For the week of April 7, 1999  thru April 13, 1999  

State high court hands Land Board a defeat

Anti-Marvel bill, amendment struck down

Express Staff Writer

The Idaho Supreme Court handed the State Land Board a significant defeat Friday, denying the board, in two decisions, the power to give ranchers preference in granting leases of School Endowment Fund lands.

The decisions are a victory for Hailey conservationist Jon Marvel, who has sought to obtain those leases for environmental protection purposes. Marvel called the state Supreme Court’s decisions "another nail in the coffin of the good-old-boy policy of the West."

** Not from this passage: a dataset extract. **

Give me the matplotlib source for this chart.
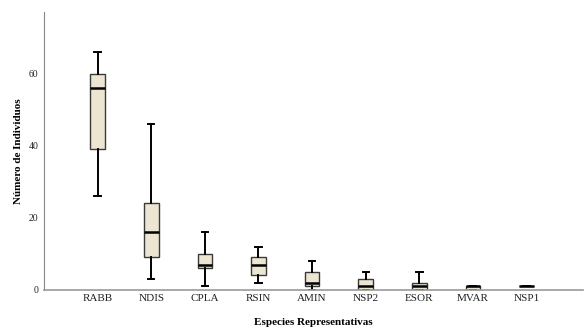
import matplotlib.pyplot as plt

# Datos (resumen de cada caja)
especies = ["RABB", "NDIS", "CPLA", "RSIN", "AMIN", "NSP2", "ESOR", "MVAR", "NSP1"]
bigote_inf = [26, 3, 1, 2, 0, 0, 0, 0, 1]
q1 = [39, 9, 6, 4, 1, 0, 0, 0, 1]
mediana = [56, 16, 7, 7, 2, 1, 1, 1, 1]
q3 = [60, 24, 10, 9, 5, 3, 2, 1, 1]
bigote_sup = [66, 46, 16, 12, 8, 5, 5, 1, 1]

stats = []
for i, nombre in enumerate(especies):
    stats.append({
        "label": nombre,
        "whislo": bigote_inf[i],
        "q1": q1[i],
        "med": mediana[i],
        "q3": q3[i],
        "whishi": bigote_sup[i],
        "fliers": [],
    })

plt.rcParams["font.family"] = ["Liberation Serif", "DejaVu Serif"]

fig, ax = plt.subplots(figsize=(5.87, 3.32), dpi=100)
fig.subplots_adjust(left=0.075, right=0.993, top=0.965, bottom=0.127)

ax.bxp(
    stats,
    positions=range(1, len(especies) + 1),
    widths=0.27,
    patch_artist=True,
    boxprops=dict(facecolor="#ECE5D2", edgecolor="#3a3a3a", linewidth=1.0),
    medianprops=dict(color="black", linewidth=1.8),
    whiskerprops=dict(color="black", linewidth=1.4),
    capprops=dict(color="black", linewidth=1.4),
    capwidths=0.12,
)

ax.set_xlim(0, 10.05)
ax.set_ylim(0, 77.2)
ax.set_yticks([0, 20, 40, 60])
ax.tick_params(axis="both", length=0, labelsize=7, colors="#222222")
ax.tick_params(axis="x", pad=3, labelsize=8)
ax.tick_params(axis="y", pad=4)

for lado in ["top", "right"]:
    ax.spines[lado].set_visible(False)
ax.spines["left"].set_color("#888888")
ax.spines["bottom"].set_color("#999999")
ax.spines["bottom"].set_linewidth(1.2)

ax.set_xlabel("Especies Representativas", fontsize=8, fontweight="bold", labelpad=11)
ax.set_ylabel("Número de Individuos", fontsize=8, fontweight="bold", labelpad=4)

plt.savefig("out.png")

The Land Board manages 2.5 million acres of Idaho School Endowment Fund land, and in selling or leasing the holdings, it earns money that goes to the state’s schools. Schools currently receive around $50 million a year from the endowment fund.

Under the so-called "Anti-Marvel" law of 1995, the state Legislature directed the Land Board to give ranchers and the cattle industry preference in lease auctions, on the grounds that they add to the state’s economy and therefore help schools in the long run.

Since 1993, Marvel and his Idaho Watersheds Project repeatedly outbid ranchers in the auctions, but has never been awarded a lease. Under state law, the Land Board has discretion to award a lease to a lower bidder.

With the passage of the "Anti-Marvel" law, Marvel was eliminated from the lease-bidding process.

However, the state Supreme Court ruled that the 1995 law was unconstitutional on the grounds that the state constitution directs School Endowment Fund lands to be managed solely for the benefit of Idaho’s schools, rather than for Idaho’s economy as a whole.

Thirty-eight grazing auctions were sent back to the Land Board to be re-auctioned.

The court also shot down a constitutional amendment that had been approved by a 64-percent majority in the November 1998 election. It was slated to go into effect in 2000.

The Supreme Court justices struck down the amendment based on a technical problem—that the ballot measure contained two questions rather than one, in violation of the state constitution, which requires each question to be voted on separately.

The first question dealt with how endowment-land proceeds could be invested. The Land Board had been required to put proceeds directly into the endowment fund, but the overturned amendment would have allowed it to re-invest those funds in other parcels for two years.

The second amended section stipulated that only sales of land, and not leases, be required to be put up for auction.

It is the second amendment that Marvel objected to.

Laird Lucas, attorney for the Land and Water fund of the Rockies, a nonprofit group representing the Idaho Watersheds Project, contended in an interview that the Land Board initiated the amendment as a response to Marvel’s appeal of the 1995 law.

"They tried to sneak in a removal of the requirement for auctioning the leases as part of this land-bank proposal," Lucas said.

Lucas said the big question now is whether the Land Board will stop its "pattern of discrimination" in denying leases to the Idaho Watersheds Project. He said the board can grant a lease to someone other than the highest bidder, but it must have good reasons for doing so.

Through the Idaho Watersheds Project, Marvel leases what he feels are overgrazed lands to allow them to heal. He is especially concerned about, and therefore targets, wetlands. These practices have landed him in hot water with Idaho’s ranching communities.

Marvel describes Idaho as a land where agriculture dictates public policy.

He said his efforts and the court’s responses to them are "part of an ongoing change in how power is distributed in the West."